Now, if you happen to own that historic  Washington Post paper, though yellowed with age, it’s an artifact worth keeping.  And if you kept the entire paper, you might note another story splashed across the front of the then vaunted Style section. The headline: “Mr. L.G. Broadmore And the Way It Was.” If you get past the headline to the byline (and the photo credits), you might just recognize the name: Eugene L. Meyer.

Somehow, I’d stumbled onto this living relic in the tiny Hudson Valley town of Tivoli, where he rented a small storefront and repaired player pianos, gramophones “and other outdated machinery, and… lives in an old house with no plumbing or central heading,” I wrote.

“Since time immemorial, mankind has striven to achieve new frontiers of knowledge and experience, consigning old theories, technologies and patterns to the junk heap of history.  Not Lawrence Gilbert Broadmoore. At the age of 23, he was, as much as he could be, “the authentic obsolete man, frozen inside a protective pre-World War I time capsule. He says ‘Balderdash!’ And, with a restless 3 1/2 year old visitor pounding his parlor piano [my son, Eric], ‘One mustn’t bang too loudly.'”

He dressed like a turn-of-the-century man, his hair neatly parted in the middle. He wore high-neck starched collars. He learned how to dress from old mail-order catalogs, and how to speak from 19th century parlor novels.  He lived in a rented 1915 farmhouse without electrical appliances, except for a refrigerator hidden under the basement steps, “the skeleton in his closet–and a 1910 vacuum cleaner.” No central heating. No indoor plumbing.

Why did he carry on in such a fashion?  “L.G. Broadmoore is concerned with style, not events,” I wrote, “for events mark the passage of time and that is unthinkable in his world.”

His story–my story–would be forever a feature of this historic newspaper.  It would also be reprinted in an anthology, “Writing in Style, from the Style section of the Washington Post. a new perspective on the people and trends of the Seventies.”  Along with mine, the book contained pieces by, among others, Sally Quinn, Henry Allen, Michael Kernan, Myra MacPherson, Henry Michell, Joel Dreyfuss, and Judith (Miss Manners) Martin.

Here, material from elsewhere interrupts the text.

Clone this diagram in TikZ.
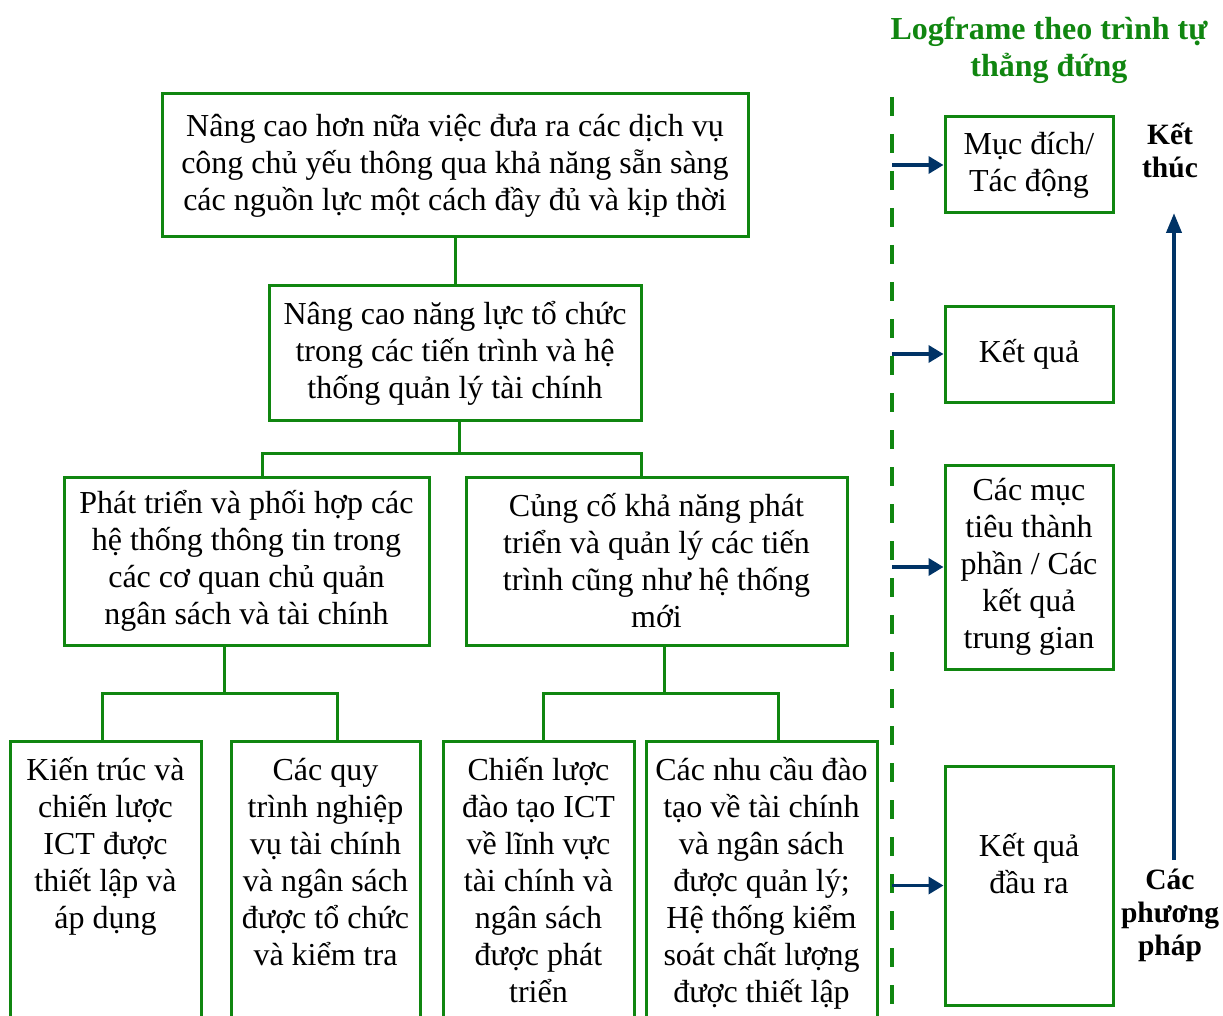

What an honor to be included in this group of literary luminaries who wrote for the paper’s then most esteemed non-news section.

Somehow, word got around.  He was profiled by The New York Times in May 1975, then in Time magazine.  The reclusive Bard College dropout had despite his best efforts become a celebrity.

But time did march on, and L.G. Broadmoore eventually dropped the pretense to become Larry Broadmoore.  Still, he did not lose interest in old things.  He moved to San Fernando, California, where he opened the Broadmoore Piano Company. There for many years he repaired player and non-player pianos. He has a website, a cell phone, and an email address.

After all this time, I caught up with the former fin-de-siecle man the other day. “It’s been a while,” he noted. “A lot has changed. I gave up a lot of the old-fashioned ways, though I still feel pretty much the way I did. I am still deeply interested in the 19th century.  I think about everything in that context.” But his reboot “has enabled me to function alongside others and cease being an object of interest. I wanted to have the opportunity to get along with people.”

His return to normalcy was prompted by an invitation to appear on the Merv Griffin Show. It was all just too much, and he turned it down.  “I decided to be just as an ordinary citizen.”

Approaching 74, he is mostly retired but still does an occasional job, including a recent assignment to work on a player piano for the Will Rogers Foundation.  He used to have so many of them himself. Now he’s down to just one that plays and two others that “all need work.”

Formerly L.G. Broadmoore, Larry Broadmoore carries on.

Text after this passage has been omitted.